Search the material for the word "Clone" and copy each line that holds it.

--- begin ---

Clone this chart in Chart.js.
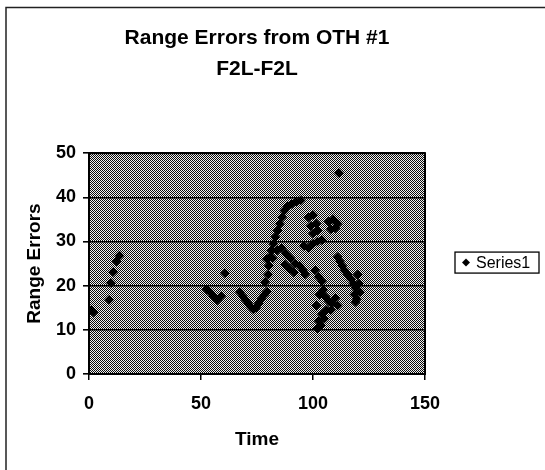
<!DOCTYPE html>
<html><head><meta charset="utf-8">
<script src="https://cdn.jsdelivr.net/npm/chart.js@4/dist/chart.umd.min.js"></script>
<style>html,body{margin:0;padding:0;background:#fff}#wrap{width:545px;height:470px;position:relative}</style>
</head><body><div id="wrap"><canvas id="c" width="545" height="470"></canvas></div>
<script>
const titleLines = ['Range Errors from OTH #1', 'F2L-F2L'];
const seriesName = 'Series1';
const xAxisTitle = 'Time';
const yAxisTitle = 'Range Errors';
const xTicks = [0, 50, 100, 150];
const yTicks = [0, 10, 20, 30, 40, 50];

const timeValues = [
  0, 1, 2, 9, 9.8, 10.8, 12.3, 13.6,
  52.5, 54, 55.5, 57.3, 59, 60.7,
  67.4, 68.6, 69.8, 71, 72.2, 73.4, 74.6, 75.8, 77, 78.2, 79.4, 78.6,
  80, 80.3, 80.7, 81.5, 82.3, 83.2, 84.2, 85.2, 86.2, 87.2, 88.7, 90.5, 92.5, 94.5,
  79.5, 82, 84, 86, 88, 90, 92, 94, 95.5, 96.5, 87.5, 89.5, 91.5,
  98, 100, 99, 101.5, 100, 102, 107, 109, 111, 108, 110, 96, 98, 100, 102, 104, 111.6,
  111, 112, 113, 114, 115.5, 117, 118, 119, 118.5, 119.5, 120, 120.5, 121, 119,
  101, 102.5, 104, 104.5, 103, 105.5, 107, 108.5, 110, 111, 108, 106, 104, 102.5, 103.5, 102, 105, 101.5
];
const rangeErrors = [
  14.2, 14.5, 14.0, 16.8, 20.6, 23.1, 25.5, 26.8,
  19.2, 18.5, 17.6, 16.7, 17.6, 22.8,
  18.5, 17.6, 16.8, 16, 15.2, 14.6, 15, 16, 17, 17.9, 18.6, 20.8,
  22.5, 24.5, 26.5, 28, 29.5, 31, 32.5, 34, 35.5, 37, 38, 38.5, 39, 39.3,
  26, 26.2, 28, 28.5, 27.2, 26.2, 25, 24.5, 23.5, 22.6, 24.8, 23.8, 23,
  35.5, 36, 33.5, 34, 31.8, 32.5, 34.5, 35, 34, 32.8, 33, 29, 28.5, 29.5, 30, 30.3, 45.5,
  26.5, 25.5, 24.5, 23.5, 22.5, 21.5, 20.5, 19.5, 18, 17, 22.5, 20.5, 18.5, 16.3,
  23.5, 22, 21, 19, 18, 17.5, 16.5, 16, 17.2, 15.5, 14.5, 14.5, 13.5, 12, 11, 10.3, 12.5, 15.5
];

const points = timeValues.map((t, i) => ({x: t, y: rangeErrors[i]}));
const FONT = 'Liberation Sans, Arial, Helvetica, sans-serif';

// dither pattern for the plot area
const pc = document.createElement('canvas');
pc.width = 2; pc.height = 2;
const pctx = pc.getContext('2d');
pctx.fillStyle = '#f0f0f0'; pctx.fillRect(0, 0, 2, 2);
pctx.fillStyle = '#0a0a0a'; pctx.fillRect(0, 0, 1, 1); pctx.fillRect(1, 1, 1, 1);

const bgPlugin = {
  id: 'bg',
  beforeDraw(chart) {
    const {ctx, chartArea: a} = chart;
    ctx.save();
    ctx.fillStyle = '#fff';
    ctx.fillRect(0, 0, chart.width, chart.height);
    ctx.strokeStyle = '#222';
    ctx.lineWidth = 1.5;
    ctx.strokeRect(6, 7.5, chart.width + 20, chart.height + 20);
    ctx.fillStyle = ctx.createPattern(pc, 'repeat');
    ctx.fillRect(a.left, a.top, a.right - a.left, a.bottom - a.top);
    ctx.restore();
  },
  beforeDatasetsDraw(chart) {
    const {ctx, chartArea: a} = chart;
    ctx.save();
    ctx.strokeStyle = '#000';
    ctx.lineWidth = 2;
    ctx.strokeRect(a.left, a.top, a.right - a.left, a.bottom - a.top);
    ctx.restore();
  },
  afterDraw(chart) {
    const {ctx, chartArea: a} = chart;
    const ds = chart.data.datasets[0];
    const bx = a.right + 30, bw = 84, bh = 21;
    const by = (a.top + a.bottom) / 2 - bh / 2 - 1;
    ctx.save();
    ctx.fillStyle = '#fff';
    ctx.fillRect(bx, by, bw, bh);
    ctx.strokeStyle = '#000';
    ctx.lineWidth = 1.3;
    ctx.strokeRect(bx, by, bw, bh);
    ctx.fillStyle = '#000';
    ctx.strokeStyle = '#000';
    Chart.helpers.drawPoint(ctx, {pointStyle: 'rectRot', radius: 4, borderWidth: 0, rotation: 0}, bx + 11, by + bh / 2);
    ctx.fillStyle = '#000';
    ctx.font = '16px ' + FONT;
    ctx.textBaseline = 'middle';
    ctx.textAlign = 'left';
    ctx.fillText(ds.label, bx + 21, by + bh / 2 + 1);
    ctx.restore();
  }
};

new Chart(document.getElementById('c'), {
  type: 'scatter',
  data: {
    datasets: [{
      label: seriesName,
      data: points,
      pointStyle: 'rectRot',
      pointRadius: 4.8,
      pointHoverRadius: 4.8,
      backgroundColor: '#000',
      borderColor: '#000',
      borderWidth: 0,
      showLine: false
    }]
  },
  options: {
    responsive: false,
    devicePixelRatio: 1,
    animation: false,
    layout: {padding: {left: 0, right: 120, top: 0, bottom: 0}},
    plugins: {
      legend: {display: false},
      tooltip: {enabled: false},
      title: {
        display: true,
        text: titleLines,
        fullSize: false,
        color: '#000',
        font: {family: FONT, size: 21, weight: 'bold', lineHeight: 1.48},
        padding: {top: 22.5, bottom: 68.5}
      }
    },
    scales: {
      x: {
        type: 'linear',
        min: 0, max: 150,
        afterBuildTicks: s => { s.ticks = xTicks.map(v => ({value: v})); },
        afterFit: s => { s.height = 96; },
        grid: {display: true, drawOnChartArea: false, drawTicks: true, tickLength: 6, color: '#000', lineWidth: 1.5},
        border: {display: true, color: '#000', width: 2},
        ticks: {color: '#000', padding: 13, maxRotation: 0, font: {family: FONT, size: 18, weight: 'bold'}},
        title: {display: true, text: xAxisTitle, color: '#000', padding: {top: 0, bottom: 19}, font: {family: FONT, size: 19, weight: 'bold'}}
      },
      y: {
        type: 'linear',
        min: 0, max: 50,
        afterBuildTicks: s => { s.ticks = yTicks.map(v => ({value: v})); },
        afterFit: s => { s.width = 89; },
        grid: {display: true, drawOnChartArea: true, drawTicks: true, tickLength: 6, color: '#000', lineWidth: 1.6},
        border: {display: true, color: '#000', width: 2},
        ticks: {color: '#000', padding: 7, font: {family: FONT, size: 18, weight: 'bold'}},
        title: {display: true, text: yAxisTitle, color: '#000', padding: {top: 23, bottom: 0}, font: {family: FONT, size: 19, weight: 'bold'}}
      }
    }
  },
  plugins: [bgPlugin]
});
</script></body></html>
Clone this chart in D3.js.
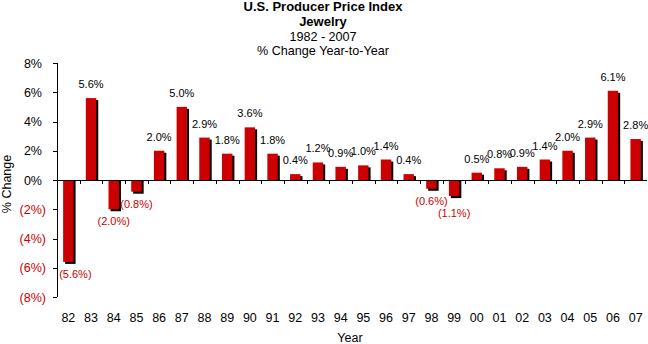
<!DOCTYPE html>
<html>
<head>
<meta charset="utf-8">
<script src="https://cdn.jsdelivr.net/npm/d3@7"></script>
<style>
  body { margin: 0; background: #fff; }
  svg { display: block; font-family: Arial, "Liberation Sans", sans-serif; }
</style>
</head>
<body>
<script>
// chart data
var years = ["82", "83", "84", "85", "86", "87", "88", "89", "90", "91", "92", "93", "94",
             "95", "96", "97", "98", "99", "00", "01", "02", "03", "04", "05", "06", "07"];
var changes = [-5.6, 5.6, -2.0, -0.8, 2.0, 5.0, 2.9, 1.8, 3.6, 1.8, 0.4, 1.2, 0.9,
               1.0, 1.4, 0.4, -0.6, -1.1, 0.5, 0.8, 0.9, 1.4, 2.0, 2.9, 6.1, 2.8];
var yTicks = [-8, -6, -4, -2, 0, 2, 4, 6, 8];
var titleLines = ["U.S. Producer Price Index", "Jewelry", "1982 - 2007", "% Change Year-to-Year"];

var width = 648, height = 344;
var red = "#cc0000";

var svg = d3.select("body").append("svg").attr("width", width).attr("height", height);

var x = d3.scaleBand().domain(years).range([57, 647]);
var y = d3.scaleLinear().domain([-8, 8]).range([297, 63]);
var barW = x.bandwidth() * 0.46;

var data = years.map(function(d, i) { return {year: d, value: changes[i]}; });

// title
svg.selectAll(".title").data(titleLines)
  .enter().append("text")
  .attr("x", 323)
  .attr("y", function(d, i) { return [11, 26, 41, 55][i]; })
  .attr("text-anchor", "middle")
  .attr("font-size", function(d, i) { return i < 2 ? 13 : 12.6; })
  .attr("font-weight", function(d, i) { return i < 2 ? "bold" : "normal"; })
  .text(function(d) { return d; });

// shadows
svg.selectAll(".shadow").data(data)
  .enter().append("rect")
  .attr("x", function(d) { return x(d.year) + (x.bandwidth() - barW) / 2 + 2; })
  .attr("y", function(d) { return d.value > 0 ? y(d.value) + 2 : y(0); })
  .attr("width", barW)
  .attr("height", function(d) { return d.value > 0 ? y(0) - y(d.value) - 2 : y(d.value) - y(0) + 2; })
  .attr("fill", "#000");

// bars
svg.selectAll(".bar").data(data)
  .enter().append("rect")
  .attr("x", function(d) { return x(d.year) + (x.bandwidth() - barW) / 2; })
  .attr("y", function(d) { return y(Math.max(0, d.value)); })
  .attr("width", barW)
  .attr("height", function(d) { return Math.abs(y(d.value) - y(0)); })
  .attr("fill", red);

// y axis
svg.append("line").attr("x1", 57.5).attr("x2", 57.5).attr("y1", y(8)).attr("y2", y(-8))
  .attr("stroke", "#000");
svg.selectAll(".ytick").data(yTicks)
  .enter().append("line")
  .attr("x1", 53).attr("x2", 57)
  .attr("y1", function(d) { return Math.round(y(d)) + 0.5; })
  .attr("y2", function(d) { return Math.round(y(d)) + 0.5; })
  .attr("stroke", "#000");
svg.selectAll(".ylabel").data(yTicks)
  .enter().append("text")
  .attr("x", function(d) { return d < 0 ? 46 : 42; })
  .attr("y", function(d) { return y(d); })
  .attr("dy", "0.36em")
  .attr("text-anchor", "end")
  .attr("font-size", 12.5)
  .attr("fill", function(d) { return d < 0 ? red : "#000"; })
  .text(function(d) { return d < 0 ? "(" + (-d) + "%)" : d + "%"; });

// zero line with ticks between categories
svg.append("line").attr("x1", 57).attr("x2", 647)
  .attr("y1", Math.round(y(0)) + 0.5).attr("y2", Math.round(y(0)) + 0.5)
  .attr("stroke", "#000");
svg.selectAll(".xtick").data(years.slice(1))
  .enter().append("line")
  .attr("x1", function(d) { return Math.round(x(d)) + 0.5; })
  .attr("x2", function(d) { return Math.round(x(d)) + 0.5; })
  .attr("y1", y(0)).attr("y2", y(0) + 4)
  .attr("stroke", "#000");

// x labels
svg.selectAll(".xlabel").data(years)
  .enter().append("text")
  .attr("x", function(d) { return x(d) + x.bandwidth() / 2; })
  .attr("y", 322)
  .attr("text-anchor", "middle")
  .attr("font-size", 12.5)
  .text(function(d) { return d; });

// value labels
var vlabels = svg.selectAll(".vlabel").data(data)
  .enter().append("text")
  .attr("x", function(d) {
    var cx = x(d.year) + x.bandwidth() / 2;
    return d.value < 0 && cx < 80 ? cx + 7 : cx;
  })
  .attr("y", function(d) { return d.value > 0 ? y(d.value) - 10 : y(d.value) + 16; })
  .attr("text-anchor", "middle")
  .attr("font-size", 11)
  .attr("fill", function(d) { return d.value < 0 ? red : "#000"; })
  .text(function(d) { return d.value < 0 ? "(" + (-d.value).toFixed(1) + "%)" : d.value.toFixed(1) + "%"; });

// nudge a negative label down when it runs into its neighbour's
var prev = null;
vlabels.each(function(d) {
  if (d.value >= 0) { prev = null; return; }
  var b = this.getBBox();
  if (prev && b.x < prev.x + prev.width && b.y < prev.y + prev.height && b.y + b.height > prev.y) {
    var shift = prev.y + prev.height - b.y;
    d3.select(this).attr("y", +d3.select(this).attr("y") + shift);
    b = this.getBBox();
  }
  prev = b;
});

// axis titles
svg.append("text")
  .attr("transform", "translate(11,184) rotate(-90)")
  .attr("text-anchor", "middle")
  .attr("font-size", 12.5)
  .text("% Change");
svg.append("text")
  .attr("x", 350).attr("y", 342)
  .attr("text-anchor", "middle")
  .attr("font-size", 12.5)
  .text("Year");
</script>
</body>
</html>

--- end ---

## REPLY TO THE TASK
Clone this chart in Chart.js.
Clone this chart in D3.js.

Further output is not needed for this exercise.